Email updates

Keep up to date with the latest news and content from BMC Genomics and BioMed Central.

Open Access Research article

Pyrosequencing of the Camptotheca acuminata transcriptome reveals putative genes involved in camptothecin biosynthesis and transport

Yongzhen Sun1, Hongmei Luo1, Ying Li1, Chao Sun1, Jingyuan Song1, Yunyun Niu1, Yingjie Zhu1, Liang Dong1, Aiping Lv2, Enzo Tramontano3 and Shilin Chen1*

Author affiliations

1 The Key Laboratory of Bioactive Substances and Resources Utilization of Chinese Herbal Medicine, Ministry of Education, Institute of Medicinal Plant Development, Chinese Academy of Medical Sciences & Peking Union Medical College, Beijing 100193, P. R. China

2 Institute of Basic Theory, China Academy of Traditional Chinese Medicine, Beijing, China

3 Department of Applied Sciences in Biosystems, University of Cagliari, Monserrato (Cagliari), Italy

For all author emails, please log on.

Citation and License

BMC Genomics 2011, 12:533  doi:10.1186/1471-2164-12-533

Published: 30 October 2011

Abstract

Background

Camptotheca acuminata is a Nyssaceae plant, often called the "happy tree", which is indigenous in Southern China.

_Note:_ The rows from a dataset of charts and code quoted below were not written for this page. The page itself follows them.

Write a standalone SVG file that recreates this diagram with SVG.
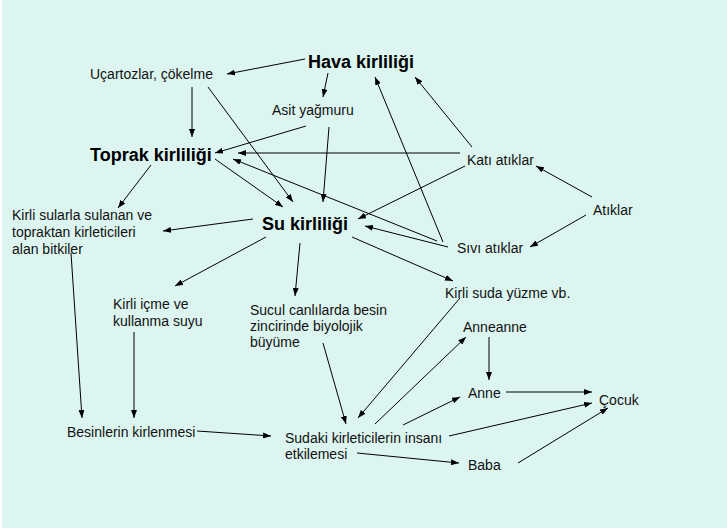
<svg xmlns="http://www.w3.org/2000/svg" width="727" height="530" viewBox="0 0 727 530">
<defs>
<marker id="ah" markerUnits="userSpaceOnUse" markerWidth="8" markerHeight="6" refX="8" refY="3" orient="auto">
<path d="M0,0 L8,3 L0,6 z" fill="#000"/>
</marker>
<style>
.t{font-family:"Liberation Sans",Arial,sans-serif;font-size:14px;fill:#111}
.b{font-family:"Liberation Sans",Arial,sans-serif;font-size:18px;font-weight:bold;fill:#000}
.c line{stroke:#000;stroke-width:1;marker-end:url(#ah)}
</style>
</defs>
<rect x="0" y="0" width="727" height="530" fill="#fff"/>
<rect x="2" y="0" width="725" height="528" fill="#DCF5F0"/>
<g class="c" id="connectors">
<line x1="305" y1="59" x2="227" y2="74"/>
<line x1="328" y1="73" x2="323" y2="97"/>
<line x1="192" y1="87" x2="192" y2="137"/>
<line x1="208" y1="87" x2="293" y2="202"/>
<line x1="306" y1="126" x2="215" y2="153"/>
<line x1="329" y1="127" x2="323" y2="202"/>
<line x1="460" y1="153" x2="238" y2="153"/>
<line x1="472" y1="147" x2="415" y2="77"/>
<line x1="443" y1="242" x2="375" y2="77"/>
<line x1="437" y1="241" x2="233" y2="159"/>
<line x1="448" y1="247" x2="365" y2="226"/>
<line x1="465" y1="166" x2="358" y2="219"/>
<line x1="592" y1="197" x2="536" y2="166"/>
<line x1="586" y1="215" x2="530" y2="247"/>
<line x1="215" y1="159" x2="283" y2="207"/>
<line x1="151" y1="165" x2="118" y2="208"/>
<line x1="253" y1="219" x2="163" y2="231"/>
<line x1="266" y1="237" x2="175" y2="286"/>
<line x1="300" y1="243" x2="295" y2="296"/>
<line x1="352" y1="237" x2="453" y2="281"/>
<line x1="71" y1="253" x2="82" y2="418"/>
<line x1="134" y1="332" x2="134" y2="418"/>
<line x1="323" y1="343" x2="346" y2="424"/>
<line x1="197" y1="431" x2="271" y2="436"/>
<line x1="460" y1="298" x2="358" y2="418"/>
<line x1="375" y1="424" x2="466" y2="337"/>
<line x1="403" y1="425" x2="460" y2="397"/>
<line x1="449" y1="436" x2="592" y2="403"/>
<line x1="357" y1="453" x2="459" y2="463"/>
<line x1="489" y1="337" x2="489" y2="380"/>
<line x1="506" y1="392" x2="592" y2="392"/>
<line x1="518" y1="463" x2="608" y2="408"/>
</g>
<g id="hava"><text class="b" x="308" y="68">Hava kirliliği</text></g>
<g id="ucartozlar"><text class="t" x="90" y="79">Uçartozlar, çökelme</text></g>
<g id="asit"><text class="t" x="272" y="115">Asit yağmuru</text></g>
<g id="toprak"><text class="b" x="90" y="161">Toprak kirliliği</text></g>
<g id="kati"><text class="t" x="467" y="165">Katı atıklar</text></g>
<g id="atiklar"><text class="t" x="593" y="215">Atıklar</text></g>
<g id="sivi"><text class="t" x="457" y="253">Sıvı atıklar</text></g>
<g id="su"><text class="b" x="262" y="230">Su kirliliği</text></g>
<g id="bitkiler"><text class="t" x="12" y="220">Kirli sularla sulanan ve</text><text class="t" x="12" y="237">topraktan kirleticileri</text><text class="t" x="12" y="254">alan bitkiler</text></g>
<g id="icme"><text class="t" x="113" y="309">Kirli içme ve</text><text class="t" x="113" y="326">kullanma suyu</text></g>
<g id="sucul"><text class="t" x="250" y="315">Sucul canlılarda besin</text><text class="t" x="250" y="331">zincirinde biyolojik</text><text class="t" x="250" y="347">büyüme</text></g>
<g id="yuzme"><text class="t" x="445" y="298">Kirli suda yüzme vb.</text></g>
<g id="anneanne"><text class="t" x="463" y="332">Anneanne</text></g>
<g id="anne"><text class="t" x="468" y="398">Anne</text></g>
<g id="cocuk"><text class="t" x="599" y="405">Çocuk</text></g>
<g id="baba"><text class="t" x="468" y="470">Baba</text></g>
<g id="besinler"><text class="t" x="67" y="437">Besinlerin kirlenmesi</text></g>
<g id="sudaki"><text class="t" x="285" y="443">Sudaki kirleticilerin insanı</text><text class="t" x="285" y="459">etkilemesi</text></g>
</svg>
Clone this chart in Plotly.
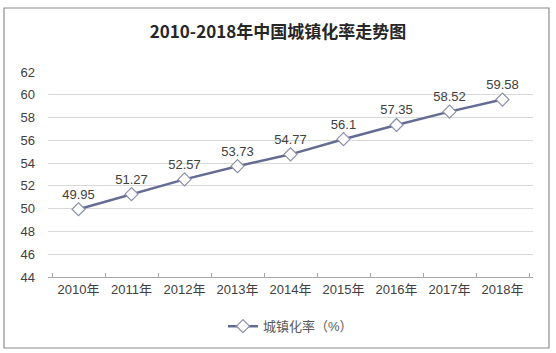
import plotly.graph_objects as go

years = ["2010年", "2011年", "2012年", "2013年", "2014年", "2015年", "2016年", "2017年", "2018年"]
rates = [49.95, 51.27, 52.57, 53.73, 54.77, 56.1, 57.35, 58.52, 59.58]
labels = ["49.95", "51.27", "52.57", "53.73", "54.77", "56.1", "57.35", "58.52", "59.58"]
y_ticks = [44, 46, 48, 50, 52, 54, 56, 58, 60, 62]

font_cjk = "Noto Sans CJK SC, Liberation Sans, Arial, sans-serif"
font_mix = "Liberation Sans, Arial, Noto Sans CJK SC, sans-serif"

fig = go.Figure()
fig.add_trace(go.Scatter(
    x=years, y=rates, mode="lines+markers+text",
    name="城镇化率（%）",
    text=labels, textposition="top center",
    textfont=dict(family="Liberation Sans, Arial, sans-serif", size=13, color="#404040"),
    line=dict(color="#646C94", width=2.5),
    marker=dict(symbol="diamond", size=10, color="white", line=dict(color="#8A8FA8", width=1.2)),
    cliponaxis=False,
))

fig.update_layout(
    width=556, height=353,
    margin=dict(l=48, r=23, t=72, b=76),
    paper_bgcolor="white", plot_bgcolor="white",
    title=dict(text="<b>2010-2018年中国城镇化率走势图</b>", x=0.5, xanchor="center",
               y=1 - 32 / 353, yanchor="middle",
               font=dict(family=font_cjk, size=17, color="#262626")),
    showlegend=True,
    legend=dict(orientation="h", x=0.5, xanchor="center", y=-0.24, yanchor="middle",
                font=dict(family=font_mix, size=13, color="#595959"), itemwidth=30),
    xaxis=dict(type="category", showgrid=False, showline=True, linecolor="#A6A6A6", linewidth=1,
               ticks="inside", ticklen=4, tickcolor="#A6A6A6", tickson="boundaries",
               tickfont=dict(family=font_mix, size=13, color="#404040")),
    yaxis=dict(range=[44, 62], tickvals=y_ticks, showgrid=True, gridcolor="#D9D9D9", gridwidth=1,
               zeroline=False, showline=False, ticks="", ticklabelstandoff=12,
               tickfont=dict(family="Liberation Sans, Arial, sans-serif", size=13, color="#404040")),
    shapes=[dict(type="rect", xref="paper", yref="paper",
                 x0=-44 / 485, x1=(549 - 48) / 485, y0=-(348 - 277) / 205, y1=1 + (72 - 8) / 205,
                 line=dict(color="#8C8C8C", width=1.2), fillcolor="rgba(0,0,0,0)", layer="below")],
)

fig.write_html("out.html")
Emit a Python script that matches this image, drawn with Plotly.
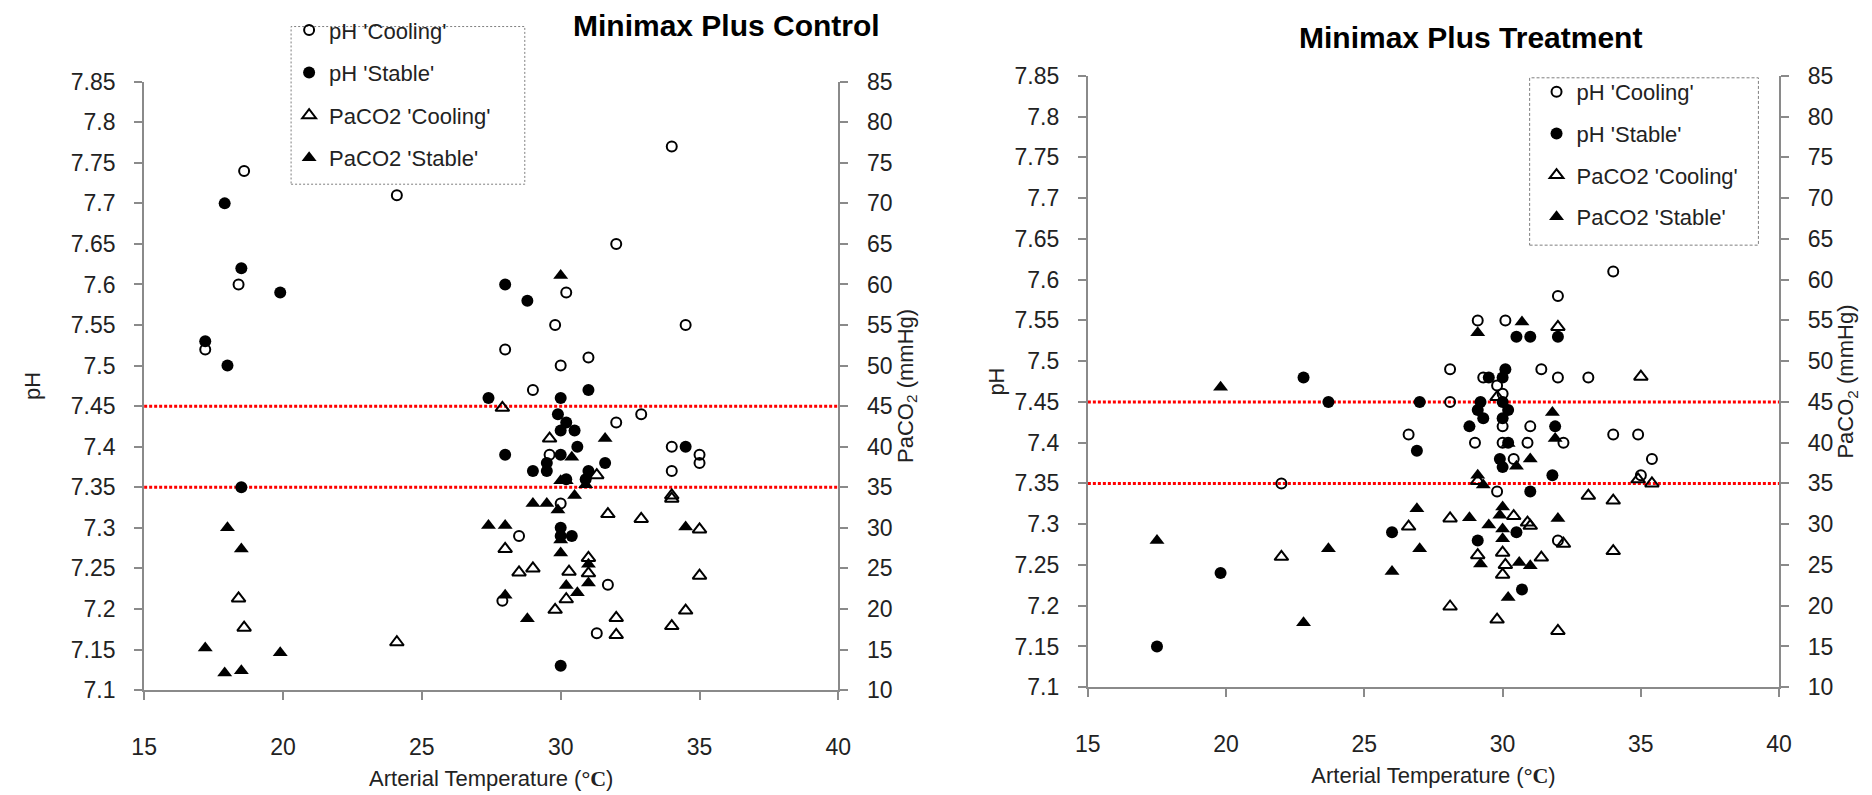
import plotly.graph_objects as go

# ---------------- data: Minimax Plus Control ----------------
c_phc_t = [18.6, 24.1, 34.0, 32.0, 18.4, 30.2, 29.8, 34.5, 17.2, 28.0, 31.0, 30.0, 29.0, 32.0, 32.9,
           29.6, 34.0, 34.0, 35.0, 35.0, 30.0, 28.5, 31.7, 27.9, 31.3]
c_phc_v = [7.74, 7.71, 7.77, 7.65, 7.60, 7.59, 7.55, 7.55, 7.52, 7.52, 7.51, 7.50, 7.47, 7.43, 7.44,
           7.39, 7.40, 7.37, 7.39, 7.38, 7.33, 7.29, 7.23, 7.21, 7.17]

c_phs_t = [17.9, 18.5, 19.9, 28.0, 28.8, 17.2, 18.0, 31.0, 27.4, 30.0, 29.9, 30.2, 30.0, 30.5, 30.6,
           34.5, 28.0, 30.0, 29.5, 31.6, 29.0, 29.5, 31.0, 30.9, 30.2, 18.5, 30.0, 30.0, 30.4, 30.0]
c_phs_v = [7.70, 7.62, 7.59, 7.60, 7.58, 7.53, 7.50, 7.47, 7.46, 7.46, 7.44, 7.43, 7.42, 7.42, 7.40,
           7.40, 7.39, 7.39, 7.38, 7.38, 7.37, 7.37, 7.37, 7.36, 7.36, 7.35, 7.30, 7.29, 7.29, 7.13]

c_co2c_t = [27.9, 29.6, 31.3, 34.0, 34.0, 31.7, 32.9, 35.0, 28.0, 31.0, 29.0, 30.3, 28.5, 31.0, 35.0,
            18.4, 30.2, 29.8, 34.5, 32.0, 34.0, 18.6, 32.0, 24.1]
c_co2c_v = [44.8, 41.0, 36.5, 34.0, 33.6, 31.7, 31.1, 29.8, 27.4, 26.3, 25.0, 24.6, 24.5, 24.4, 24.1,
            21.3, 21.2, 19.9, 19.8, 18.9, 17.9, 17.7, 16.8, 15.9]

c_co2s_t = [30.0, 31.6, 30.4, 30.0, 30.2, 30.9, 30.5, 29.0, 29.5, 29.9, 27.4, 28.0, 18.0, 34.5, 30.0,
            18.5, 30.0, 31.0, 31.0, 30.2, 30.6, 28.0, 28.8, 17.2, 19.9, 17.9, 18.5]
c_co2s_v = [61.1, 41.0, 38.7, 35.8, 35.8, 35.3, 34.0, 33.0, 33.0, 32.2, 30.3, 30.3, 30.0, 30.1, 28.5,
            27.4, 26.9, 25.5, 23.2, 22.9, 22.0, 21.7, 18.8, 15.2, 14.6, 12.1, 12.4]

# ---------------- data: Minimax Plus Treatment ----------------
t_phc_t = [22.0, 26.6, 28.1, 28.1, 29.0, 29.1, 29.3, 29.8, 29.8, 30.0, 30.0, 30.0, 30.1, 30.4, 30.9,
           31.0, 31.4, 32.0, 32.0, 32.0, 32.2, 33.1, 34.0, 34.0, 34.9, 35.0, 35.4]
t_phc_v = [7.35, 7.41, 7.45, 7.49, 7.40, 7.55, 7.48, 7.47, 7.34, 7.46, 7.42, 7.40, 7.55, 7.38, 7.40,
           7.42, 7.49, 7.58, 7.48, 7.28, 7.40, 7.48, 7.61, 7.41, 7.41, 7.36, 7.38]

t_phs_t = [17.5, 19.8, 22.8, 23.7, 26.0, 26.9, 27.0, 28.8, 29.1, 29.1, 29.2, 29.3, 29.5, 30.0, 30.0,
           30.0, 29.9, 30.0, 30.1, 30.2, 30.2, 30.5, 30.5, 30.7, 31.0, 31.0, 31.8, 31.9, 32.0]
t_phs_v = [7.15, 7.24, 7.48, 7.45, 7.29, 7.39, 7.45, 7.42, 7.44, 7.28, 7.45, 7.43, 7.48, 7.48, 7.45,
           7.43, 7.38, 7.37, 7.49, 7.44, 7.40, 7.53, 7.29, 7.22, 7.53, 7.34, 7.36, 7.42, 7.53]

t_co2c_t = [22.0, 26.6, 28.1, 28.1, 29.1, 29.1, 29.8, 29.8, 30.0, 30.0, 30.1, 30.4, 30.9, 31.0, 31.4,
            32.0, 32.0, 32.2, 33.1, 34.0, 34.0, 34.9, 35.0, 35.4]
t_co2c_v = [26.0, 29.7, 30.7, 19.9, 26.2, 35.3, 45.6, 18.3, 26.5, 23.8, 25.0, 31.0, 30.2, 29.8, 25.9,
            54.2, 16.9, 27.6, 33.5, 32.9, 26.7, 35.5, 48.1, 35.0]

t_co2s_t = [17.5, 19.8, 22.8, 23.7, 26.0, 26.9, 27.0, 28.8, 29.1, 29.1, 29.3, 29.2, 29.5, 29.9, 30.0,
            30.0, 30.0, 30.2, 30.2, 30.5, 30.6, 30.7, 31.0, 31.0, 31.8, 31.9, 32.0]
t_co2s_v = [28.0, 46.8, 17.9, 27.0, 24.2, 31.9, 27.0, 30.8, 53.5, 36.0, 34.8, 25.1, 29.9, 31.1, 32.1,
            29.4, 28.2, 39.9, 21.0, 37.1, 25.3, 54.8, 38.0, 24.9, 43.7, 40.5, 30.7]

# ---------------- ticks / labels ----------------
temp_ticks = [15, 20, 25, 30, 35, 40]
ph_ticks = [7.1, 7.15, 7.2, 7.25, 7.3, 7.35, 7.4, 7.45, 7.5, 7.55, 7.6, 7.65, 7.7, 7.75, 7.8, 7.85]
ph_labels = ["7.1", "7.15", "7.2", "7.25", "7.3", "7.35", "7.4", "7.45", "7.5", "7.55", "7.6",
             "7.65", "7.7", "7.75", "7.8", "7.85"]
co2_ticks = [10, 15, 20, 25, 30, 35, 40, 45, 50, 55, 60, 65, 70, 75, 80, 85]
ph_limits = [7.45, 7.35]
series_names = ["pH 'Cooling'", "pH 'Stable'", "PaCO2 'Cooling'", "PaCO2 'Stable'"]
panel_titles = ["Minimax Plus Control", "Minimax Plus Treatment"]

FONT = "Liberation Sans, Arial, sans-serif"
AX = "#8a8a8a"
W, H = 1872, 795

styles = [
    dict(symbol="circle-open", size=10, color="black", line=dict(width=2, color="black")),
    dict(symbol="circle", size=12, color="black"),
    dict(symbol="triangle-up-open", size=12, color="black", line=dict(width=2, color="black")),
    dict(symbol="triangle-up", size=13, color="black"),
]

fig = go.Figure()

panels = [
    dict(xa="x", ya_ph="y", ya_co2="y2", legend="legend",
         data=[(c_phc_t, c_phc_v), (c_phs_t, c_phs_v), (c_co2c_t, c_co2c_v), (c_co2s_t, c_co2s_v)]),
    dict(xa="x2", ya_ph="y3", ya_co2="y4", legend="legend2",
         data=[(t_phc_t, t_phc_v), (t_phs_t, t_phs_v), (t_co2c_t, t_co2c_v), (t_co2s_t, t_co2s_v)]),
]

for pi, p in enumerate(panels):
    for si, (xs, ys) in enumerate(p["data"]):
        fig.add_trace(go.Scatter(
            x=xs, y=ys, mode="markers", name=series_names[si],
            marker=styles[si], xaxis=p["xa"],
            yaxis=p["ya_ph"] if si < 2 else p["ya_co2"],
            legend=p["legend"], legendgroup=f"p{pi}s{si}",
            cliponaxis=False,
        ))
    for v in ph_limits:
        fig.add_shape(type="line", xref=f"{p['xa']} domain", yref=p["ya_ph"],
                      x0=0, x1=1, y0=v, y1=v,
                      line=dict(color="red", width=3, dash="3px,2px"), layer="below")


def px_x(v):
    return v / W


def px_y(v):
    return 1 - v / H


tickfont = dict(family=FONT, size=23, color="#222")
common_x = dict(range=[15, 40], tickvals=temp_ticks, showline=True, linecolor=AX, linewidth=2,
                ticks="outside", ticklen=8, tickcolor=AX, tickwidth=2, showgrid=False,
                zeroline=False, ticklabelstandoff=27, tickfont=tickfont)
xtitle = dict(text="Arterial Temperature (<span style='font-family:Liberation Serif'><b>°C</b></span>)",
              font=dict(family=FONT, size=22, color="#222"), standoff=12)
common_ph = dict(range=[7.1, 7.85], tickvals=ph_ticks, ticktext=ph_labels, showline=True,
                 linecolor=AX, linewidth=2, ticks="outside", ticklen=8, tickcolor=AX, tickwidth=2,
                 showgrid=False, zeroline=False, ticklabelstandoff=14, tickfont=tickfont)
common_co2 = dict(range=[10, 85], tickvals=co2_ticks, showline=True, linecolor=AX, linewidth=2,
                  ticks="outside", ticklen=8, tickcolor=AX, tickwidth=2, showgrid=False,
                  zeroline=False, ticklabelstandoff=14, side="right", tickfont=tickfont)
ytitle_ph_left = dict(text="pH", font=dict(family=FONT, size=22, color="#222"), standoff=24)
ytitle_ph_right = dict(text="pH", font=dict(family=FONT, size=22, color="#222"), standoff=4)
ytitle_co2 = dict(text="PaCO<sub>2</sub> (mmHg)", font=dict(family=FONT, size=22, color="#222"),
                  standoff=1)

fig.update_layout(
    width=W, height=H,
    margin=dict(l=0, r=0, t=0, b=0),
    paper_bgcolor="white", plot_bgcolor="white",
    font=dict(family=FONT, size=22, color="#222"),
    xaxis=dict(domain=[px_x(133), px_x(837)], anchor="y", title=xtitle, **common_x),
    yaxis=dict(domain=[px_y(700), px_y(71)], anchor="x", title=ytitle_ph_left, **common_ph),
    yaxis2=dict(overlaying="y", anchor="x", title=ytitle_co2, **common_co2),
    xaxis2=dict(domain=[px_x(1090), px_x(1791)], anchor="y3", title=xtitle, **common_x),
    yaxis3=dict(domain=[px_y(697), px_y(65)], anchor="x2", title=ytitle_ph_right, **common_ph),
    yaxis4=dict(overlaying="y3", anchor="x2", title=ytitle_co2, **common_co2),
    legend=dict(x=px_x(280), y=px_y(-4), xanchor="left", yanchor="top",
                bgcolor="rgba(0,0,0,0)", borderwidth=0, tracegroupgap=11,
                font=dict(family=FONT, size=22, color="#222")),
    legend2=dict(x=px_x(1545), y=px_y(60), xanchor="left", yanchor="top",
                 bgcolor="rgba(0,0,0,0)", borderwidth=0, tracegroupgap=10,
                 font=dict(family=FONT, size=22, color="#222")),
    showlegend=True,
)

# dotted legend frames
fig.add_shape(type="rect", xref="paper", yref="paper", x0=px_x(282), x1=px_x(519),
              y0=px_y(177), y1=px_y(14), line=dict(color="#7f7f7f", width=1, dash="2px,2px"))
fig.add_shape(type="rect", xref="paper", yref="paper", x0=px_x(1538), x1=px_x(1770),
              y0=px_y(240), y1=px_y(67), line=dict(color="#7f7f7f", width=1, dash="3px,2px"))

# panel titles
fig.add_annotation(text=f"<b>{panel_titles[0]}</b>", xref="paper", yref="paper",
                   x=px_x(724), y=px_y(13), xanchor="center", yanchor="middle", showarrow=False,
                   font=dict(family=FONT, size=30, color="black"))
fig.add_annotation(text=f"<b>{panel_titles[1]}</b>", xref="paper", yref="paper",
                   x=px_x(1478), y=px_y(25), xanchor="center", yanchor="middle", showarrow=False,
                   font=dict(family=FONT, size=30, color="black"))

fig.write_html("out.html")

C. acuminata produces the terpenoid indole alkaloid, camptothecin (CPT), which exhibits clinical effects in various cancer treatments. Despite its importance, little is known about the transcriptome of C. acuminata and the mechanism of CPT biosynthesis, as only few nucleotide sequences are included in the GenBank database.

Results

From a constructed cDNA library of young C. acuminata leaves, a total of 30,358 unigenes, with an average length of 403 bp, were obtained after assembly of 74,858 high quality reads using GS De Novo assembler software. Through functional annotation, a total of 21,213 unigenes were annotated at least once against the NCBI nucleotide (Nt), non-redundant protein (Nr), Uniprot/SwissProt, Kyoto Encyclopedia of Genes and Genomes (KEGG), and Arabidopsis thaliana proteome (TAIR) databases. Further analysis identified 521 ESTs representing 20 enzyme genes that are involved in the backbone of the CPT biosynthetic pathway in the library. Three putative genes in the upstream pathway, including genes for geraniol-10-hydroxylase (CaPG10H), secologanin synthase (CaPSCS), and strictosidine synthase (CaPSTR) were cloned and analyzed. The expression level of the three genes was also detected using qRT-PCR in C. acuminata. With respect to the branch pathway of CPT synthesis, six cytochrome P450s transcripts were selected as candidate transcripts by detection of transcript expression in different tissues using qRT-PCR. In addition, one glucosidase gene was identified that might participate in CPT biosynthesis. For CPT transport, three of 21 transcripts for multidrug resistance protein (MDR) transporters were also screened from the dataset by their annotation result and gene expression analysis.

Conclusion

This study produced a large amount of transcriptome data from C. acuminata by 454 pyrosequencing. According to EST annotation, catalytic features prediction, and expression analysis, novel putative transcripts involved in CPT biosynthesis and transport were discovered in C. acuminata. This study will facilitate further identification of key enzymes and transporter genes in C. acuminata.